Wednesday, March 16, 2011

Give me a (spring) break!

This week is Spring Break for many of my readers.  For those of you who don’t get a chance to enjoy this blessing tucked away in the middle of March, I feel for you.  For me, Spring Break is something I look forward to on the first day back after the Winter Break.  It is the nine day long spring board that launches me towards the beginning of June when I can finally reclaim my life as my own.
As a student in college, Spring Break was always an occasion to spend lots of money (which I didn’t have and am still kinda paying for) and visit an exotic location with my closest friends.  Some of my best college memories have come from my Spring Breaks.  
There was the time we went camping near Austin and experienced a torrential downpour during the middle of the night.  We ended up sleeping in my van, all six of us.  It was GLORIOUS!
My Sophomore year we went skiing in Crested Butte.  This was my third time skiing, and my reckless, 20 year old mind was convinced I could do black diamonds.  I was wrong.
He is the guy on the left.  Thank God the
mustache met it's demise!
My Junior year  was supposed to be Crested Butte again.  About 100 miles north of Houston I stopped for gas and my car didn’t turn back on.  This was in Centerville, TX.  There is nothing there.  I had my car towed back to Houston ($), parked outside the dealership ($$), and then headed down to Corpus Christi where some other friends were spending their Spring Break.  On the way I got a speeding ticket; YEAH!!! ($$$).  I did get to see one of my best friends shave off his mustache for the first time; I still thank to universe for that one!

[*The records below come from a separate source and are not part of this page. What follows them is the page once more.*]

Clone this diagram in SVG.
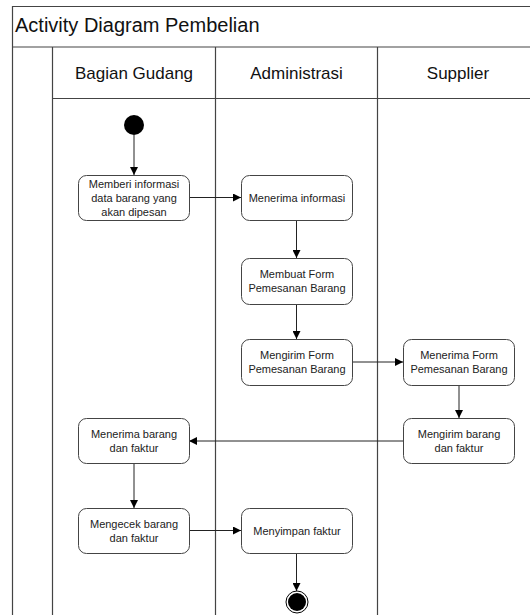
<svg xmlns="http://www.w3.org/2000/svg" width="530" height="615" viewBox="0 0 530 615">
<defs>
<style>
.frame{fill:none;stroke:#444;stroke-width:1.2}
.node rect{fill:#fff;stroke:#444;stroke-width:1}
.node text{font-family:"Liberation Sans",Arial,sans-serif;font-size:11px;fill:#222;text-anchor:middle}
.hdr{font-family:"Liberation Sans",Arial,sans-serif;font-size:17px;fill:#111;text-anchor:middle}
.title{font-family:"Liberation Sans",Arial,sans-serif;font-size:20px;fill:#111}
.conn line{stroke:#222;stroke-width:1;marker-end:url(#arr)}
</style>
<marker id="arr" viewBox="0 0 10 10" refX="10" refY="5" markerWidth="8" markerHeight="8" markerUnits="userSpaceOnUse" orient="auto">
<path d="M0,0 L10,5 L0,10 z" fill="#000"/>
</marker>
</defs>
<rect x="0" y="0" width="530" height="615" fill="#fff"/>
<g id="frame">
<path class="frame" d="M12.5,620 V6.5 H540"/>
<line class="frame" x1="12.5" y1="47" x2="540" y2="47"/>
<line class="frame" x1="52.5" y1="47" x2="52.5" y2="620"/>
<line class="frame" x1="52.5" y1="98.5" x2="540" y2="98.5"/>
<line class="frame" x1="215.5" y1="47" x2="215.5" y2="620"/>
<line class="frame" x1="377.5" y1="47" x2="377.5" y2="620"/>
<text class="title" x="15" y="32">Activity Diagram Pembelian</text>
<text class="hdr" x="134" y="79">Bagian Gudang</text>
<text class="hdr" x="296.5" y="79">Administrasi</text>
<text class="hdr" x="458" y="79">Supplier</text>
</g>
<g id="connectors" class="conn">
<line x1="134" y1="135" x2="134" y2="175"/>
<line x1="189" y1="197.5" x2="241" y2="197.5"/>
<line x1="296.5" y1="220" x2="296.5" y2="258"/>
<line x1="296.5" y1="304" x2="296.5" y2="339"/>
<line x1="352" y1="362" x2="403" y2="362"/>
<line x1="459" y1="385" x2="459" y2="418"/>
<line x1="403" y1="441" x2="189" y2="441"/>
<line x1="134" y1="464" x2="134" y2="508"/>
<line x1="189" y1="530.5" x2="241" y2="530.5"/>
<line x1="296.5" y1="553" x2="296.5" y2="591"/>
</g>
<g id="start"><circle cx="134" cy="125" r="10" fill="#000"/></g>
<g id="n1" class="node"><rect x="78.5" y="175.5" width="111" height="45" rx="8"/>
<text x="134" y="187.5">Memberi informasi</text><text x="134" y="201.5">data barang yang</text><text x="134" y="215.5">akan dipesan</text></g>
<g id="n2" class="node"><rect x="241.5" y="175.5" width="111" height="45" rx="8"/>
<text x="297" y="201.5">Menerima informasi</text></g>
<g id="n3" class="node"><rect x="241.5" y="258.5" width="111" height="46" rx="8"/>
<text x="297" y="278">Membuat Form</text><text x="297" y="292">Pemesanan Barang</text></g>
<g id="n4" class="node"><rect x="241.5" y="339.5" width="111" height="46" rx="8"/>
<text x="297" y="359">Mengirim Form</text><text x="297" y="373">Pemesanan Barang</text></g>
<g id="n5" class="node"><rect x="403.5" y="339.5" width="111" height="46" rx="8"/>
<text x="459" y="359">Menerima Form</text><text x="459" y="373">Pemesanan Barang</text></g>
<g id="n6" class="node"><rect x="403.5" y="418.5" width="111" height="45" rx="8"/>
<text x="459" y="438">Mengirim barang</text><text x="459" y="452">dan faktur</text></g>
<g id="n7" class="node"><rect x="78.5" y="418.5" width="111" height="45" rx="8"/>
<text x="134" y="438">Menerima barang</text><text x="134" y="452">dan faktur</text></g>
<g id="n8" class="node"><rect x="78.5" y="508.5" width="111" height="45" rx="8"/>
<text x="134" y="528">Mengecek barang</text><text x="134" y="542">dan faktur</text></g>
<g id="n9" class="node"><rect x="241.5" y="508.5" width="111" height="45" rx="8"/>
<text x="297" y="534.5">Menyimpan faktur</text></g>
<g id="end"><circle cx="297" cy="602" r="11" fill="#fff" stroke="#000" stroke-width="1"/><circle cx="297" cy="602" r="9" fill="#000"/></g>
</svg>
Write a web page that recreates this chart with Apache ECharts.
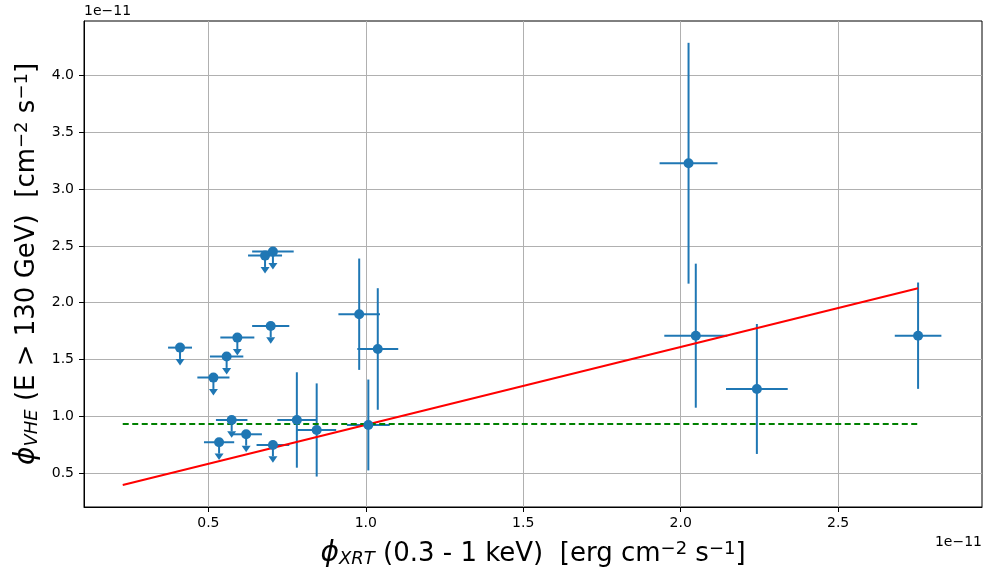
<!DOCTYPE html>
<html>
<head>
<meta charset="utf-8">
<script src="https://cdn.jsdelivr.net/npm/echarts@6/dist/echarts.min.js"></script>
<style>
  html, body { margin: 0; padding: 0; background: #fff; }
  #chart { width: 985px; height: 573px; }
</style>
</head>
<body>
<div id="chart"></div>
<script>
// values in units of 1e-11
const ulX = [0.410, 0.516, 0.558, 0.592, 0.698, 0.680, 0.705, 0.574, 0.620, 0.534, 0.705];
const ulY = [1.605, 1.341, 1.526, 1.693, 1.796, 2.415, 2.450, 0.968, 0.842, 0.772, 0.748];
const ulXerr = [0.038, 0.051, 0.053, 0.054, 0.059, 0.054, 0.066, 0.050, 0.050, 0.048, 0.052];
const ulArrow = 0.1;

const detX = [0.781, 0.844, 0.979, 1.038, 1.008, 2.025, 2.048, 2.242, 2.754];
const detY = [0.968, 0.880, 1.899, 1.593, 0.924, 3.228, 1.710, 1.241, 1.710];
const detXerr = [0.062, 0.062, 0.066, 0.065, 0.068, 0.092, 0.100, 0.098, 0.074];
const detYerr = [0.42, 0.41, 0.49, 0.535, 0.40, 1.06, 0.634, 0.572, 0.468];

const fitX = [0.228, 2.754];
const fitY = [0.396, 2.128];
const meanX = [0.228, 2.754];
const meanY = [0.933, 0.933];

const xTicks = [0.5, 1.0, 1.5, 2.0, 2.5];
const yTicks = [0.5, 1.0, 1.5, 2.0, 2.5, 3.0, 3.5, 4.0];

const blue = '#1f77b4';
const font = 'DejaVu Sans';

// [x, y, xerr, yerr, isUpperLimit]
const errData = ulX.map((x, i) => [x, ulY[i], ulXerr[i], ulArrow, 1])
  .concat(detX.map((x, i) => [x, detY[i], detXerr[i], detYerr[i], 0]));
const pointData = ulX.map((x, i) => [x, ulY[i]])
  .concat(detX.map((x, i) => [x, detY[i]]));

const chart = echarts.init(document.getElementById('chart'));

const nameRich = {
  i: { fontFamily: font, fontStyle: 'italic', fontSize: 28, color: '#000' },
  sub: { fontFamily: font, fontStyle: 'italic', fontSize: 18, color: '#000', verticalAlign: 'bottom', lineHeight: 18 },
  sup: { fontFamily: font, fontSize: 18, color: '#000', verticalAlign: 'top', lineHeight: 18 }
};

const option = {
  animation: false,
  backgroundColor: '#fff',
  grid: {
    left: 84, top: 21, right: 3, bottom: 66,
    show: true, borderColor: '#000', borderWidth: 1
  },
  xAxis: {
    type: 'value',
    min: 0.105,
    max: 2.957,
    splitNumber: 5,
    name: '{i|ϕ}{sub|XRT} (0.3 - 1 keV)  [erg cm{sup|−2} s{sup|−1}]',
    nameLocation: 'middle',
    nameGap: 33,
    nameTextStyle: { fontFamily: font, fontSize: 26, color: '#000', rich: nameRich },
    axisLine: { show: true, lineStyle: { color: '#000', width: 1 } },
    axisTick: { show: true, length: 5, lineStyle: { color: '#000' }, customValues: xTicks },
    axisLabel: {
      fontFamily: font, fontSize: 14, color: '#000', margin: 9,
      customValues: xTicks,
      formatter: v => v.toFixed(1)
    },
    splitLine: { show: true, lineStyle: { color: '#b0b0b0', width: 1 } }
  },
  yAxis: {
    type: 'value',
    min: 0.202,
    max: 4.48,
    splitNumber: 8,
    name: '{i|ϕ}{sub|VHE} (E > 130 GeV)  [cm{sup|−2} s{sup|−1}]',
    nameLocation: 'middle',
    nameGap: 32,
    nameTextStyle: { fontFamily: font, fontSize: 26, color: '#000', rich: nameRich },
    axisLine: { show: true, lineStyle: { color: '#000', width: 1 } },
    axisTick: { show: true, length: 5, lineStyle: { color: '#000' }, customValues: yTicks },
    axisLabel: {
      fontFamily: font, fontSize: 14, color: '#000', margin: 10,
      customValues: yTicks,
      formatter: v => v.toFixed(1)
    },
    splitLine: { show: true, lineStyle: { color: '#b0b0b0', width: 1 } }
  },
  graphic: [
    { type: 'text', left: 84, top: 4, style: { text: '1e\u221211', fontFamily: font, fontSize: 14, fill: '#000' } },
    { type: 'text', right: 3, top: 535, style: { text: '1e\u221211', fontFamily: font, fontSize: 14, fill: '#000' } }
  ],
  series: [
    {
      type: 'custom',
      z: 2,
      data: errData,
      encode: { x: 0, y: 1 },
      renderItem: function (params, api) {
        const x = api.value(0), y = api.value(1);
        const xe = api.value(2), ye = api.value(3), lim = api.value(4);
        const st = { stroke: blue, lineWidth: 2 };
        const l = api.coord([x - xe, y]), r = api.coord([x + xe, y]);
        const children = [
          { type: 'line', shape: { x1: l[0], y1: l[1], x2: r[0], y2: r[1] }, style: st }
        ];
        if (lim) {
          const top = api.coord([x, y]), bot = api.coord([x, y - ye]);
          children.push({ type: 'line', shape: { x1: top[0], y1: top[1], x2: bot[0], y2: bot[1] }, style: st });
          children.push({
            type: 'polygon',
            shape: { points: [[bot[0] - 4.5, bot[1]], [bot[0] + 4.5, bot[1]], [bot[0], bot[1] + 6.5]] },
            style: { fill: blue }
          });
        } else {
          const top = api.coord([x, y + ye]), bot = api.coord([x, y - ye]);
          children.push({ type: 'line', shape: { x1: top[0], y1: top[1], x2: bot[0], y2: bot[1] }, style: st });
        }
        return { type: 'group', children: children };
      }
    },
    {
      type: 'line',
      z: 3,
      data: fitX.map((x, i) => [x, fitY[i]]),
      symbol: 'none',
      lineStyle: { color: '#ff0000', width: 2 }
    },
    {
      type: 'line',
      z: 3,
      data: meanX.map((x, i) => [x, meanY[i]]),
      symbol: 'none',
      lineStyle: { color: '#008000', width: 2, type: [6, 3.5] }
    },
    {
      type: 'scatter',
      z: 4,
      data: pointData,
      symbol: 'circle',
      symbolSize: 10,
      itemStyle: { color: blue, opacity: 1 }
    }
  ]
};

chart.setOption(option);
</script>
</body>
</html>
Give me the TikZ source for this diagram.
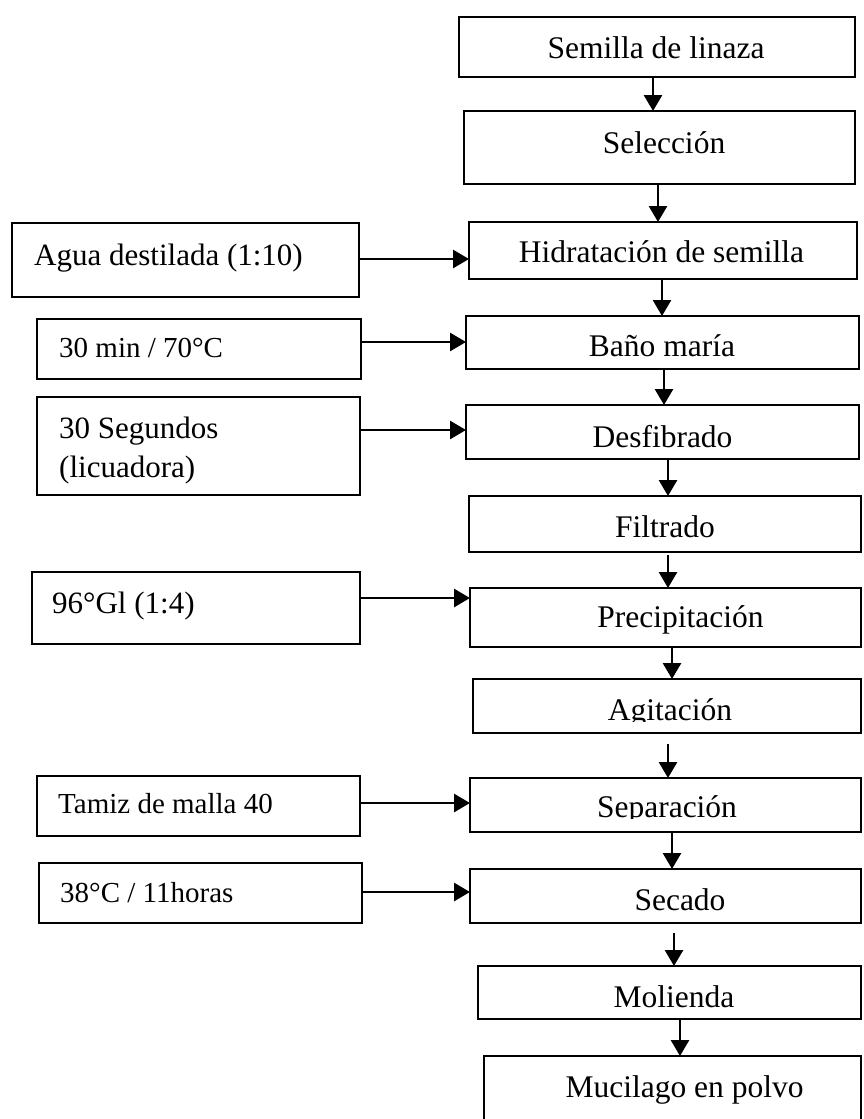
\documentclass[tikz,border=0pt]{standalone}
\usepackage{fontspec}
\setmainfont{Liberation Serif}
\usetikzlibrary{arrows.meta}
\begin{document}
\begin{tikzpicture}[x=1pt,y=-1pt,
  box/.style={draw=black,line width=2.8pt,inner sep=0pt,outer sep=0pt,fill=none},
  big/.style={inner sep=0pt,font=\fontsize{31.5}{38}\selectfont},
  lt/.style={inner sep=0pt,font=\fontsize{31}{38}\selectfont,anchor=base west},
  ls/.style={inner sep=0pt,font=\fontsize{29}{35}\selectfont,anchor=base west},
  arr/.style={line width=2.8pt,-{Triangle[width=18pt,length=16pt]}}]
\useasboundingbox (0,0) rectangle (863,1119);
% main column boxes
\node[box,minimum width=396pt,minimum height=60pt] (b1) at (657,47) {};
\node[box,minimum width=391pt,minimum height=73pt] (b2) at (659.5,147.5) {};
\node[box,minimum width=388pt,minimum height=57pt] (b3) at (663,250.5) {};
\node[box,minimum width=393pt,minimum height=53pt] (b4) at (662.5,342.5) {};
\node[box,minimum width=393pt,minimum height=54pt] (b5) at (662.5,432) {};
\node[box,minimum width=392pt,minimum height=56pt] (b6) at (665,524) {};
\node[box,minimum width=391pt,minimum height=59pt] (b7) at (665.5,617.5) {};
\node[box,minimum width=388pt,minimum height=54pt] (b8) at (667,706) {};
\node[box,minimum width=391pt,minimum height=54pt] (b9) at (665.5,805) {};
\node[box,minimum width=391pt,minimum height=54pt] (b10) at (665.5,896) {};
\node[box,minimum width=383pt,minimum height=53pt] (b11) at (669.5,992.5) {};
\node[box,minimum width=377pt,minimum height=84pt] (b12) at (672.5,1098) {};
% main texts
\node[big,anchor=base] (t1) at (656,58) {Semilla de linaza};
\node[big,anchor=base] (t2) at (664,153) {Selección};
\node[big,anchor=base] (t3) at (661.5,262) {Hidratación de semilla};
\node[big,anchor=base] (t4) at (662,356) {Baño maría};
\node[big,anchor=base] (t5) at (662.5,447) {Desfibrado};
\node[big,anchor=base] (t6) at (665,537) {Filtrado};
\node[big,anchor=base] (t7) at (680.5,627) {Precipitación};
\begin{scope}
\clip (470,680) rectangle (861,721);
\node[big,anchor=base] (t8) at (670,720) {Agitación};
\end{scope}
\begin{scope}
\clip (470,779) rectangle (861,818);
\node[big,anchor=base] (t9) at (667,817) {Separación};
\end{scope}
\node[big,anchor=base] (t10) at (680,910) {Secado};
\node[big,anchor=base] (t11) at (674,1007) {Molienda};
\node[big,anchor=base] (t12) at (684.5,1097) {Mucilago en polvo};
% side boxes
\node[box,minimum width=347pt,minimum height=74pt] (l1) at (185.5,260) {};
\node[box,minimum width=324pt,minimum height=60pt] (l2) at (199,349) {};
\node[box,minimum width=323pt,minimum height=98pt] (l3) at (198.5,446) {};
\node[box,minimum width=328pt,minimum height=72pt] (l4) at (196,608) {};
\node[box,minimum width=323pt,minimum height=60pt] (l5) at (198.5,806) {};
\node[box,minimum width=323pt,minimum height=60pt] (l6) at (200.5,893) {};
% side texts
\node[lt] (s1) at (34,265) {Agua destilada (1:10)};
\node[ls] (s2) at (59,357) {30 min / 70°C};
\node[lt] (s3a) at (59,438) {30 Segundos};
\node[lt] (s3b) at (59,477) {(licuadora)};
\node[lt] (s4) at (52,613) {96°Gl (1:4)};
\node[ls] (s5) at (58,813) {Tamiz de malla 40};
\node[ls] (s6) at (60,902) {38°C / 11horas};
% vertical arrows
\draw[arr] (b1.south -| 653,0) -- (b2.north -| 653,0);
\draw[arr] (b2.south -| 658,0) -- (b3.north -| 658,0);
\draw[arr] (b3.south -| 662,0) -- (b4.north -| 662,0);
\draw[arr] (b4.south -| 664,0) -- (b5.north -| 664,0);
\draw[arr] (b5.south -| 668,0) -- (b6.north -| 668,0);
\draw[arr,shorten <=3pt] (b6.south -| 668,0) -- (b7.north -| 668,0);
\draw[arr] (b7.south -| 672,0) -- (b8.north -| 672,0);
\draw[arr,shorten <=11pt] (b8.south -| 668,0) -- (b9.north -| 668,0);
\draw[arr] (b9.south -| 672,0) -- (b10.north -| 672,0);
\draw[arr,shorten <=10pt] (b10.south -| 674,0) -- (b11.north -| 674,0);
\draw[arr] (b11.south -| 680,0) -- (b12.north -| 680,0);
% horizontal arrows
\draw[arr] (l1.east |- 0,259) -- (b3.west |- 0,259);
\draw[arr] (l2.east |- 0,342) -- (b4.west |- 0,342);
\draw[arr] (l3.east |- 0,430) -- (b5.west |- 0,430);
\draw[arr] (l4.east |- 0,598) -- (b7.west |- 0,598);
\draw[arr] (l5.east |- 0,803) -- (b9.west |- 0,803);
\draw[arr] (l6.east |- 0,892) -- (b10.west |- 0,892);
\end{tikzpicture}
\end{document}
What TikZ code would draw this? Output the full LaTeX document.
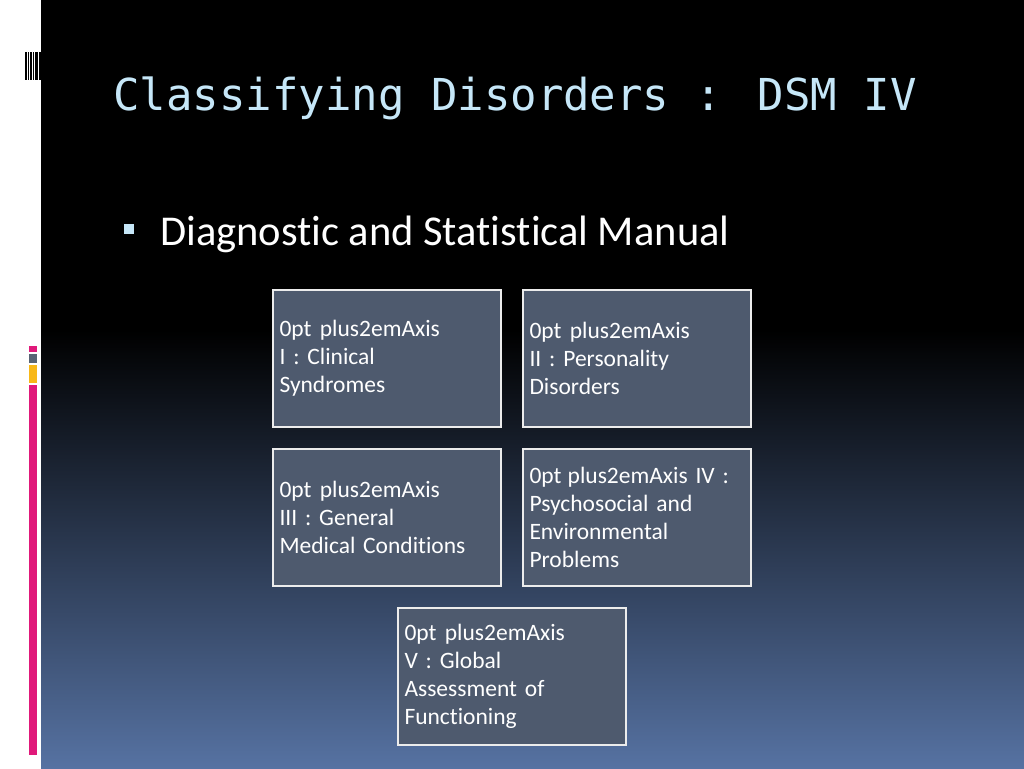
\documentclass[tikz,border=0pt]{standalone}
\usepackage{fontspec}
\setmainfont[Ligatures=CommonOff]{Carlito}
\newfontfamily\titlefont{DejaVu Sans Mono}
\definecolor{titleblue}{HTML}{C6E7F8}
\definecolor{boxfill}{HTML}{4E5A6E}
\definecolor{bgbot}{HTML}{5672A2}
\definecolor{pinkbar}{HTML}{E0197A}
\definecolor{graybar}{HTML}{586474}
\definecolor{yellowbar}{HTML}{F8B818}
\begin{document}
\begin{tikzpicture}[x=1pt,y=-1pt,
  axisbox/.style={draw=white!85!gray,line width=1.2pt,fill=boxfill,minimum width=228pt,minimum height=137pt,text width=215pt,align=center,text=white,font=\fontsize{23.5}{28}\selectfont\spaceskip=0.17em\relax}]
\useasboundingbox (0,0) rectangle (1024,768);
\fill[white] (0,0) rectangle (41,768);
\fill[black] (41,0) rectangle (1024,330);
\shade[top color=black,bottom color=bgbot] (41,330) rectangle (1024,768);
% barcode
\foreach \xx/\w in {25/1.5,28/1,30/2,33/1,35/3,39/2}{\fill[black] (\xx,52) rectangle ++(\w,28);}
\fill[pinkbar] (29,346) rectangle (37,352);
\fill[graybar] (29,354) rectangle (37,363);
\fill[yellowbar] (29,365) rectangle (37,383);
\fill[pinkbar] (29,385) rectangle (37,755);
\node[anchor=base west,text=titleblue,font=\titlefont\fontsize{44}{50}\selectfont,inner sep=0] (title) at (113,110) {Classifying Disorders : DSM IV};
\fill[titleblue] (124,224) rectangle (134,234);
\node[anchor=base west,text=white,font=\fontsize{42.5}{48}\selectfont,inner sep=0] (sub) at (160,245) {Diagnostic and Statistical Manual};
\node[axisbox] (a1) at (387,358.5) {Axis I : Clinical\\Syndromes};
\node[axisbox] (a2) at (637,358.5) {Axis II : Personality\\Disorders};
\node[axisbox] (a3) at (387,517.5) {Axis III : General\\Medical Conditions};
\node[axisbox] (a4) at (637,517.5) {Axis IV :\\Psychosocial and\\Environmental\\Problems};
\node[axisbox] (a5) at (512,676.5) {Axis V : Global\\Assessment of\\Functioning};
\end{tikzpicture}
\end{document}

My senior year I spent a few days in New Orleans on Bourbon Street with my future wife.  We enjoyed the peace of Jackson Square and the French Quarter during the day and the debauchery and revelry that is Bourbon Street at night.  A good time was had by all!
Now that I am in the teaching field, Spring Break means so much more.  This week of bliss represents recovery, regeneration, and relaxation.  Since coming back to school in January I have prepared and performed the school musical, prepared my students for a concert and a district Assessment, prepped and organized 94 some-odd events for UIL Solo and Ensemble contest, as well as my normal planning, teaching, and office managing stuff.  Between now and the end of the school year, the agenda is even more packed.  Spring Break is the only way I, as well as any other teacher, can survive to the end of the year.
This year, Spring Break has been filled with gardening and landscaping, mild exercise, writing, and family time.  I have had a lot of time to think, reflect, and ponder, which I love to do.
Imagine six of these.
Today’s gardening effort involved six excessively large green bushes that have dominated the front beds for the last two years.  They are neither pretty looking, nor do they smell pleasant (they really have no smell).  The only real purpose the serve is irritating Samantha by their very presence.  I chose today to give her a gift and chop them up.
At first, I worked on shaping them.  I brought out the hedge trimmers and began snipping here and there, paring them down to allow the roses and crepe myrtle to show a little more.  After forming three of them into neat, trim balls I encountered my first obstacle.  The fourth bush was perched precariously between a rose bush and a gardenia - both preferred plants to these monsters.  I trimmed and cut, creating room on the sides, allowing for space between the bush and the house.  When I finished, the bush looked less like a cute bubble and more like a geometry project by a far-sighted fourth grader.
I asked Samantha to come out and make the decision.  She had a look in her eye I rarely see - the desperate hope that something she has wished for so long was about to come true.  After surveying my work, weighing the possibilities and potential outcomes, the decision was made to let it go, putting the green bush out of it’s misshapen misery.
I cut it down.
Samantha’s eagerness at wish fullfillment didn’t stop there.  The bush on the far side, which I had managed to trim quite nicely, now made the scene asymmetrical; the whole thing looked like it was leaning toward the right, about to topple onto the driveway.  It had to go.
Now, we are two bushes less.  I feel better.  My rose bed looks uncluttered, more streamlined and sophisticated.  If I were to look at a before and after picture, I would be able to tell you that “of course it looked cluttered, bunched, and closed off before.”  But had you asked me yesterday, I would have told you it looked fine and only needed a bit of trimming.  Now that it is done, I can see that there was a problem.
I am sure you know where I am going.  For those of you who frequent my blog, by now you have probably learned how I set up my writing: light anecdotal storytelling, specific inquiry into the topic of the week, and then BANG! I whack you over the head with the point.  Well, today I am not going to do that.  I think you are all smart enough to discern my point without a lengthy denouement.  After all, it is Spring Break, and I am on vacation.
Have a good rest of the week.  I certainly will.